We are all going to have to get used to those feelings of intense sorrow and blinding anger which bubble up so readily when confronted with the slaughter of the First World War. Next year marks the centenary of the outbreak of hostilities and much is planned to commemorate the event.

But of course it was not the donkey generals of the early 20th Century who invented man’s inhumanity to man – though the fields of France saw a step shift in the scale of the carnage thanks to the industrialisation of the previous century.

This was a thought all too apparent standing in the unseasonal warmth of an October night beneath York’s Clifford’s Tower – the medieval castle and scene of Britain’s worst pogrom - watching the heart-breaking finale of this hugely ambitious and sold-out production.

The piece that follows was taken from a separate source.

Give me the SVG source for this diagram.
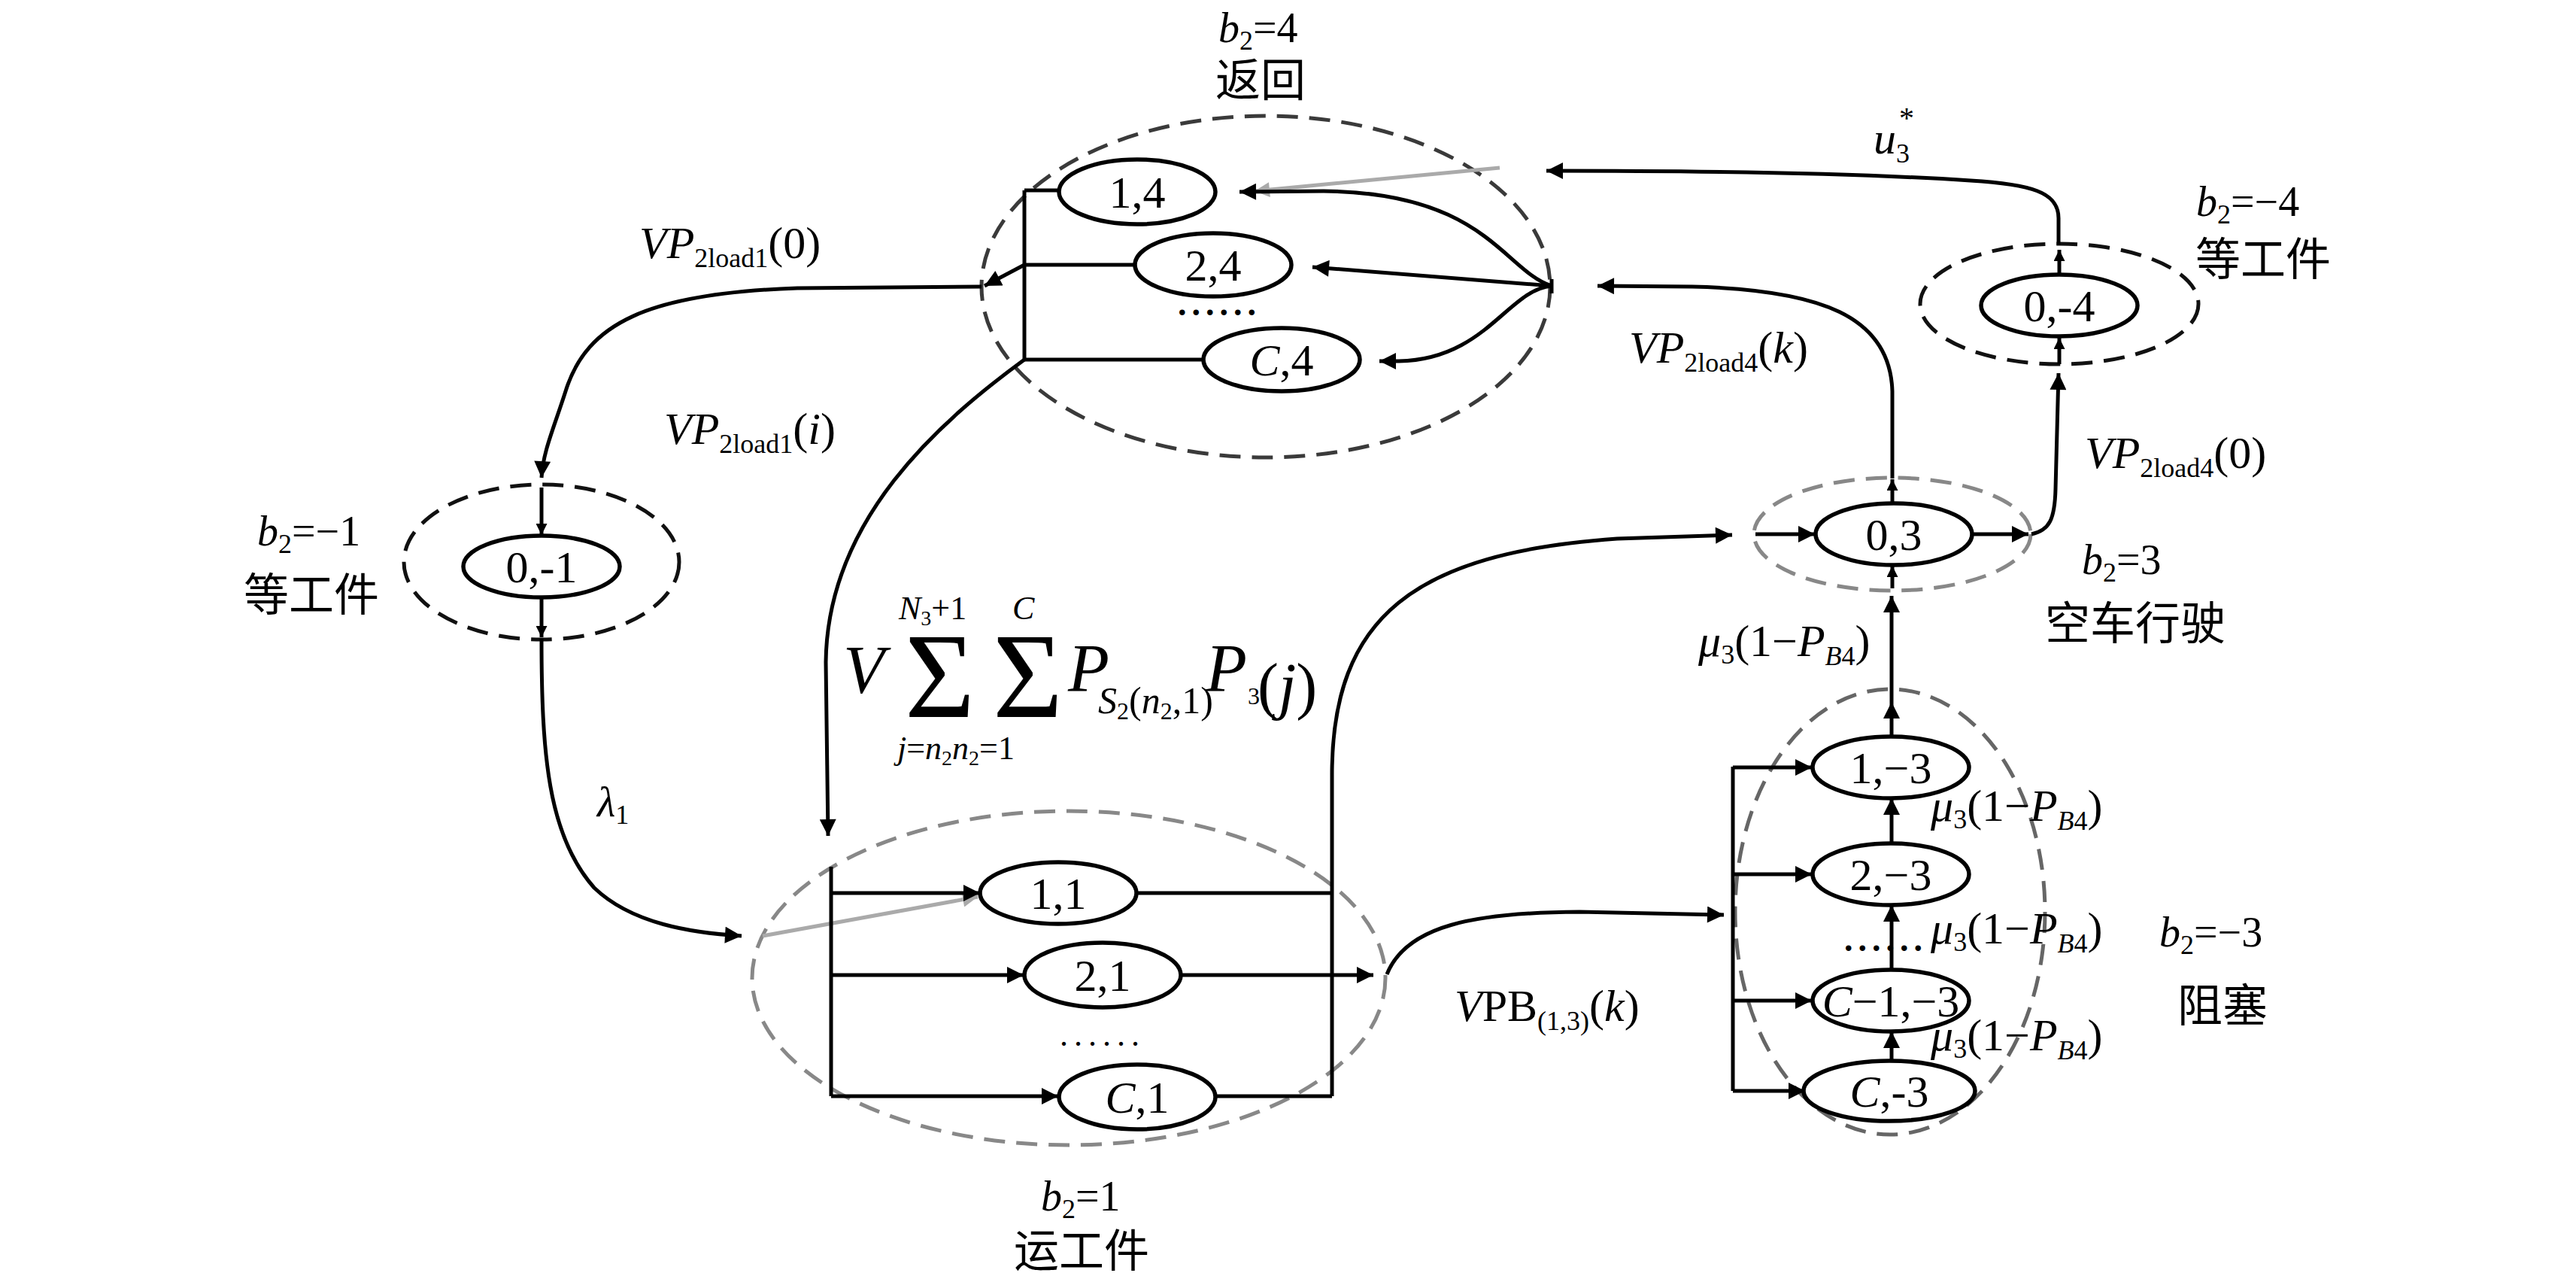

The city is a living storybook of Britain and Western civilisation – something that was cleverly harnessed by writer Mike Kenny, artistic director Alan Lane and a large creative team.

The three production companies - Pilot, Slung Low and York Theatre Royal have fashioned something that is part-walking tour, part-multi-media journey through a live film set, transporting us back to 1914.

Surprise is everything here. There are some splendid coups de theatre in the atmospheric winding streets. Scenes are played out against the magisterial architecture of the Minster and elsewhere as we eavesdrop on the farewells of lovers on our headphones from afar.

The mixed professional and community cast nearly 200 strong give this both an epic feel and an authentic voice drawing on the strengths of the famous Mystery Plays.

Yet the storyline of the Christmas box of chocolates sent by city dignitaries to every Yorkie serving in the trenches is merely a thread on which to hang the larger issues.

York, a city built largely on the Quaker wealth of its chocolate factories is pitched into a cruel dilemma by the outbreak of war. How does it reconcile its pacifist beliefs with the drumbeat of nationalism that propelled the pals’ battalions to the mud and blood of Flanders?

You know tragedy, the dread telegram bearing bad news, is inevitable although this does not make it any easier to take when it comes – despite the passage of a century. Bring a hankie.